Two class members, Gen. Mark Milley and Tibor Baranski Jr., are featured in the latest print and online editions of the Princeton Alumni Weekly.

Gen. Milley, the Army Chief of Staff, provided a Q&A in PAW's March 16 issue. The interview starts:

Is there a cultural divide between the military and Ivy League universities? 
It’s as much a geographic issue. The Army demographic is heavily weighted toward the Mountain West, the Midwest, the Deep South, and the Southwest. The two coasts are numerically underrepresented. As we move further into this century, the requirement for very technologically sophisticated, highly adaptive people is going to grow, and we’re missing out on the two parts of the country with very high education levels. 
I would like to see more students from the Ivy League serve; I think it’s healthy for the country. On the other hand, I think it’s overstated how few Ivy League graduates there are. It’s that people don’t know who they are.

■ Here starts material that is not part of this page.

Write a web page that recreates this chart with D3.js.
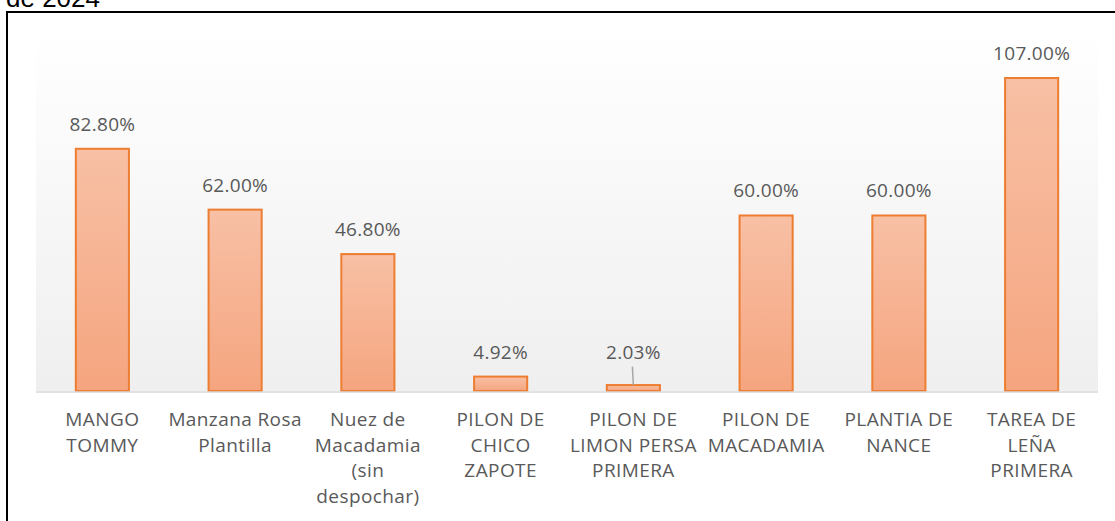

On March 11, PAW published its "PAW Tracks" interview with Baranski titled "Citizen of the World." In it, Baranski discusses his family's move to Canada and then Buffalo, New York following the Hungarian Revolution of 1956. Once in Buffalo, he attended a Catholic school with a strong foreign-languages program, which perfectly fit with his budding interest in languages, as he related:

The Asian languages were all taught by native speakers, and the selection was Japanese, Chinese, Hindi, Arabic, and Hebrew. I had a tremendous interest, for some reason, in learning both Japanese and Chinese. I started to learn Chinese in September 1969 at Calasanctius in Buffalo, N.Y. I recall one day coming home, as I was 11 years old at the time, and my father had asked me, “Young man, I understand that you have chosen Chinese instead of Latin or Greek. Why?” I explained to him that I thought it was a very ancient civilization [as an] old country [with a] long history and a lot of traditions and people, and so it was a very important country that merited study. So my father looked at me and said, “That’s fine, but please do take it seriously, and don’t quit after a few months.” So here we are in 1969 to now 46 years later. I took it quite seriously.

Baranski goes on to relate his move to Taiwan to study Chinese, and then his language studies at Princeton. The work paid off--he's been a Shanghai-based lawyer for many years, putting his language skills to excellent use.